• _TASK REQUIREMENTS_
Copy all of the material exactly. Pictures are not to appear in the copy.

• _SUPPLIED MATERIAL_

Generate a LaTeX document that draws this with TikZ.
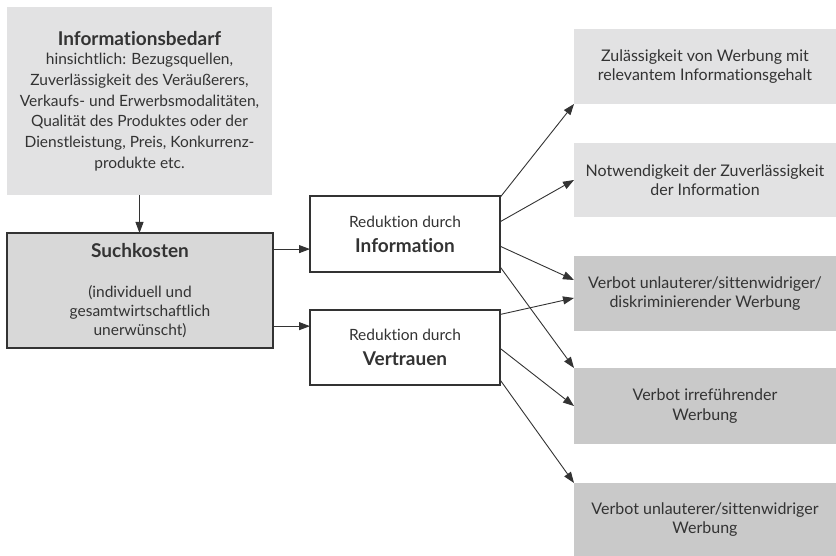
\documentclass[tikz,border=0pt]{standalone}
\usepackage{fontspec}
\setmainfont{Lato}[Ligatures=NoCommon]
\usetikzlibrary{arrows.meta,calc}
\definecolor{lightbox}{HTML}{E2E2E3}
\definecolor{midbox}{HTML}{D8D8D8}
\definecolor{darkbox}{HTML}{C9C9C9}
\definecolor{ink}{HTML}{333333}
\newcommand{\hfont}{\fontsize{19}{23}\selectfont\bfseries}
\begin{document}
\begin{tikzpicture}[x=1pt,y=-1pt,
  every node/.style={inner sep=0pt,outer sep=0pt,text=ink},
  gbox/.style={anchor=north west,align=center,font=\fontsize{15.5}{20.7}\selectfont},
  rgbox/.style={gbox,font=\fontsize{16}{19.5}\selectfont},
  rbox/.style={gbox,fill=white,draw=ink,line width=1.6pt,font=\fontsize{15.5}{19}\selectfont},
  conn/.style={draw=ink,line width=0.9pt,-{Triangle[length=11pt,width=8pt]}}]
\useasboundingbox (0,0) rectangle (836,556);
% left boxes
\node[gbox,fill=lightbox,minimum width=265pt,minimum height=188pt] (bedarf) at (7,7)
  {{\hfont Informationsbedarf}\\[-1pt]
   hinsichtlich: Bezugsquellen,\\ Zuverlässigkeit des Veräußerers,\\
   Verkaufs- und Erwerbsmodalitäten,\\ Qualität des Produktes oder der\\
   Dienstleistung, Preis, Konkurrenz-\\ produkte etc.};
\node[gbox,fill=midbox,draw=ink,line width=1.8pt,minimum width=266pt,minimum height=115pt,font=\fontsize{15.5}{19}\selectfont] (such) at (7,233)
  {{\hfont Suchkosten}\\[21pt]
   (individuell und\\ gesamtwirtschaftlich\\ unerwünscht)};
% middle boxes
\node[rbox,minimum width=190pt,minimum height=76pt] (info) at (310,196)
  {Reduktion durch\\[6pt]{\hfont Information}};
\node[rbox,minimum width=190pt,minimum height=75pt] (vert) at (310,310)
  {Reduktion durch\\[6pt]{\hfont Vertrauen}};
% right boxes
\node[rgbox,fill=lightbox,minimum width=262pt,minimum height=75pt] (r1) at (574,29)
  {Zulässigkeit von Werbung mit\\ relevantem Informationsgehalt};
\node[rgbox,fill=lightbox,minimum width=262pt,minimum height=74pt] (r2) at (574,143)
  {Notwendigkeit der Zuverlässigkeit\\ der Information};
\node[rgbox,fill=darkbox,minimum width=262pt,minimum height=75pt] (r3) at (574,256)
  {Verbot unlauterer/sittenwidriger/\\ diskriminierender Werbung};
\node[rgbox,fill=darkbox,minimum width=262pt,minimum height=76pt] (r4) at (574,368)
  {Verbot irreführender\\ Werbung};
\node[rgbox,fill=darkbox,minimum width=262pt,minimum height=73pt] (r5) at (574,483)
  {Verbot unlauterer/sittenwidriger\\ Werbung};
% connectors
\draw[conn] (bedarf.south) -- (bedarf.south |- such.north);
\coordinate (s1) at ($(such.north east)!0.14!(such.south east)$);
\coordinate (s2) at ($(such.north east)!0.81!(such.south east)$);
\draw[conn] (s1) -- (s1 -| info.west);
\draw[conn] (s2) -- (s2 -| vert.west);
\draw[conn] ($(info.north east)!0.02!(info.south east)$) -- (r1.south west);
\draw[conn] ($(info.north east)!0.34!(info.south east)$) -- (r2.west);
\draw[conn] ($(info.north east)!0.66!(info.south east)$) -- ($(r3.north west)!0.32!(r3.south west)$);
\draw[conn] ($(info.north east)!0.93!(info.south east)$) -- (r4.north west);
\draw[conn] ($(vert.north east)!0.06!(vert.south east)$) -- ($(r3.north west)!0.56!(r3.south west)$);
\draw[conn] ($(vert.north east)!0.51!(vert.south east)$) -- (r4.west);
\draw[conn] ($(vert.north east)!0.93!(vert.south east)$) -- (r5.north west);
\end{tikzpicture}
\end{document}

• _SOLUTION FOR THIS TASK_
Generate a LaTeX document that draws this with TikZ.
\documentclass[tikz,border=0pt]{standalone}
\usepackage{fontspec}
\setmainfont{Lato}[Ligatures=NoCommon]
\usetikzlibrary{arrows.meta,calc}
\definecolor{lightbox}{HTML}{E2E2E3}
\definecolor{midbox}{HTML}{D8D8D8}
\definecolor{darkbox}{HTML}{C9C9C9}
\definecolor{ink}{HTML}{333333}
\newcommand{\hfont}{\fontsize{19}{23}\selectfont\bfseries}
\begin{document}
\begin{tikzpicture}[x=1pt,y=-1pt,
  every node/.style={inner sep=0pt,outer sep=0pt,text=ink},
  gbox/.style={anchor=north west,align=center,font=\fontsize{15.5}{20.7}\selectfont},
  rgbox/.style={gbox,font=\fontsize{16}{19.5}\selectfont},
  rbox/.style={gbox,fill=white,draw=ink,line width=1.6pt,font=\fontsize{15.5}{19}\selectfont},
  conn/.style={draw=ink,line width=0.9pt,-{Triangle[length=11pt,width=8pt]}}]
\useasboundingbox (0,0) rectangle (836,556);
% left boxes
\node[gbox,fill=lightbox,minimum width=265pt,minimum height=188pt] (bedarf) at (7,7)
  {{\hfont Informationsbedarf}\\[-1pt]
   hinsichtlich: Bezugsquellen,\\ Zuverlässigkeit des Veräußerers,\\
   Verkaufs- und Erwerbsmodalitäten,\\ Qualität des Produktes oder der\\
   Dienstleistung, Preis, Konkurrenz-\\ produkte etc.};
\node[gbox,fill=midbox,draw=ink,line width=1.8pt,minimum width=266pt,minimum height=115pt,font=\fontsize{15.5}{19}\selectfont] (such) at (7,233)
  {{\hfont Suchkosten}\\[21pt]
   (individuell und\\ gesamtwirtschaftlich\\ unerwünscht)};
% middle boxes
\node[rbox,minimum width=190pt,minimum height=76pt] (info) at (310,196)
  {Reduktion durch\\[6pt]{\hfont Information}};
\node[rbox,minimum width=190pt,minimum height=75pt] (vert) at (310,310)
  {Reduktion durch\\[6pt]{\hfont Vertrauen}};
% right boxes
\node[rgbox,fill=lightbox,minimum width=262pt,minimum height=75pt] (r1) at (574,29)
  {Zulässigkeit von Werbung mit\\ relevantem Informationsgehalt};
\node[rgbox,fill=lightbox,minimum width=262pt,minimum height=74pt] (r2) at (574,143)
  {Notwendigkeit der Zuverlässigkeit\\ der Information};
\node[rgbox,fill=darkbox,minimum width=262pt,minimum height=75pt] (r3) at (574,256)
  {Verbot unlauterer/sittenwidriger/\\ diskriminierender Werbung};
\node[rgbox,fill=darkbox,minimum width=262pt,minimum height=76pt] (r4) at (574,368)
  {Verbot irreführender\\ Werbung};
\node[rgbox,fill=darkbox,minimum width=262pt,minimum height=73pt] (r5) at (574,483)
  {Verbot unlauterer/sittenwidriger\\ Werbung};
% connectors
\draw[conn] (bedarf.south) -- (bedarf.south |- such.north);
\coordinate (s1) at ($(such.north east)!0.14!(such.south east)$);
\coordinate (s2) at ($(such.north east)!0.81!(such.south east)$);
\draw[conn] (s1) -- (s1 -| info.west);
\draw[conn] (s2) -- (s2 -| vert.west);
\draw[conn] ($(info.north east)!0.02!(info.south east)$) -- (r1.south west);
\draw[conn] ($(info.north east)!0.34!(info.south east)$) -- (r2.west);
\draw[conn] ($(info.north east)!0.66!(info.south east)$) -- ($(r3.north west)!0.32!(r3.south west)$);
\draw[conn] ($(info.north east)!0.93!(info.south east)$) -- (r4.north west);
\draw[conn] ($(vert.north east)!0.06!(vert.south east)$) -- ($(r3.north west)!0.56!(r3.south west)$);
\draw[conn] ($(vert.north east)!0.51!(vert.south east)$) -- (r4.west);
\draw[conn] ($(vert.north east)!0.93!(vert.south east)$) -- (r5.north west);
\end{tikzpicture}
\end{document}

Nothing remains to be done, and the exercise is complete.